InterpretationClassification evidence, not authorship proofA source classifier can support an audit story, but it cannot settle intent or identity by itself.

What Features Carry the Fingerprint?

The strongest differences are not exotic. Android-labelled tweets use more combative cue words and more direct mentions. iPhone-labelled tweets carry more campaign-broadcast mechanics: URLs, hashtags, event language, thanks, and rally logistics. That is exactly what a manager should expect if two communication workflows share one public account.

The fingerprint is strongest when text and posting routine are read together

Words and punctuation that make the Android-labelled tweets read more personally combative.
Attack-word hits per tweet
Android
0.73
iPhone
0.30
Exclamation marks per tweet
Android
0.78
iPhone
0.75
Campaign/thanks hits per tweet
Android
0.21
iPhone
0.56
Android-label examples
2016-07-06 04:36Crooked Hillary Clinton is unfit to serve as President of the U.S. Her temperament is weak and her opponents are strong. BAD JUDGEMENT!
2016-08-14 16:50Crooked Hillary Clinton is being protected by the media. She is not a talented person or politician. The dishonest media refuses to expose!
2016-05-26 13:18The Inspector General's report on Crooked Hillary Clinton is a disaster. Such bad judgement and temperament cannot be allowed in the W.H.
iPhone-label examples
2016-01-28 17:32It is my great honor to support our Veterans with you! You can join me now. Thank you! #Trump4Vetshttps://t.co/UVn3kUd2DV
2016-02-23 03:51Join me live- now in Las Vegas Nevada! We will MAKE AMERICA SAFE & GREAT AGAIN! #VoteTrumpNV #NevadaCaucus https://t.co/IW9s9noxDT
2016-07-01 17:07Thank you for your support! We will MAKE AMERICA SAFE AND GREAT AGAIN! #ImWithYou #AmericaFirst https://t.co/ravfFT5UBE
Figure 2. Source fingerprint explorer. The signal is not one magic word; it is a bundle of tone, distribution, and timing cues.

This is also where preprocessing matters. A naive bag-of-words model treats #draintheswamp, join live, and crooked as tokens. Those tokens are not neutral: some represent campaign distribution, some represent rhetoric, and some represent the political target mix. The analyst has to decide whether those are legitimate source cues or leakage from the campaign calendar.


A Transparent Baseline Is Enough to Be Useful

A simple Naive Bayes model trained on unigrams and bigrams reaches 79% held-out accuracy, versus a 53% majority-class baseline.

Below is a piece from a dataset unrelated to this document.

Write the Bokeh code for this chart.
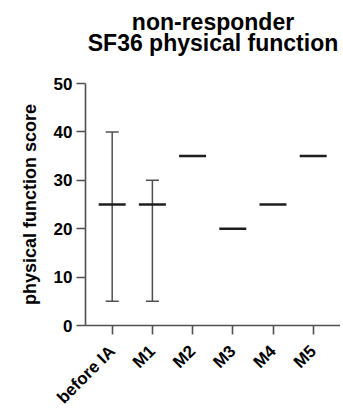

That is strong enough to show a real source signal and modest enough to keep the interpretation honest.

A transparent baseline can recover the source label, but it is not an authorship oracle

Held-out accuracy
79%
894 held-out tweets
Majority baseline
53%
Always predict the larger class.
Vocabulary
1,573
Unigrams and bigrams after basic cleaning.
Actual
Predicted Android
Predicted iPhone
Android
349
71
iPhone
117
357

Reader-facing cue terms

Counts are shown as term hits per 100 campaign-window tweets in the selected source.

crooked
9.6/100
media
4.5/100
lyin
1.6/100
weak
1.5/100
bad judgement
1.1/100
dishonest
2.0/100
disaster
1.3/100
rubio cruz
0.6/100
poor
0.5/100
fake
0.2/100
Figure 3. Held-out tweet-source classifier. The model is useful because it beats the baseline clearly; it is limited because the off-diagonal cells remain meaningful.

The cue list is more important than the algorithm name. Android-labelled tweets are more likely to carry terms such as crooked, lyin, media, and weak; iPhone-labelled tweets are more likely to carry campaign hashtags, links, join live, thank support, and event language. That contrast is the story. The classifier merely tests whether the contrast is stable enough to predict unseen tweets.


What the Case Teaches

The responsible interpretation has three layers:

  1. A source fingerprint exists. Text and posting features distinguish Android-labelled tweets from iPhone-labelled tweets in the campaign window.
  2. The fingerprint is operational. The iPhone stream looks more like a campaign broadcast channel; the Android stream looks more like direct commentary and attack language.
  3. The label is a proxy. Device source is not a sworn authorship record. It reflects tools, staff workflows, time periods, and campaign communication routines.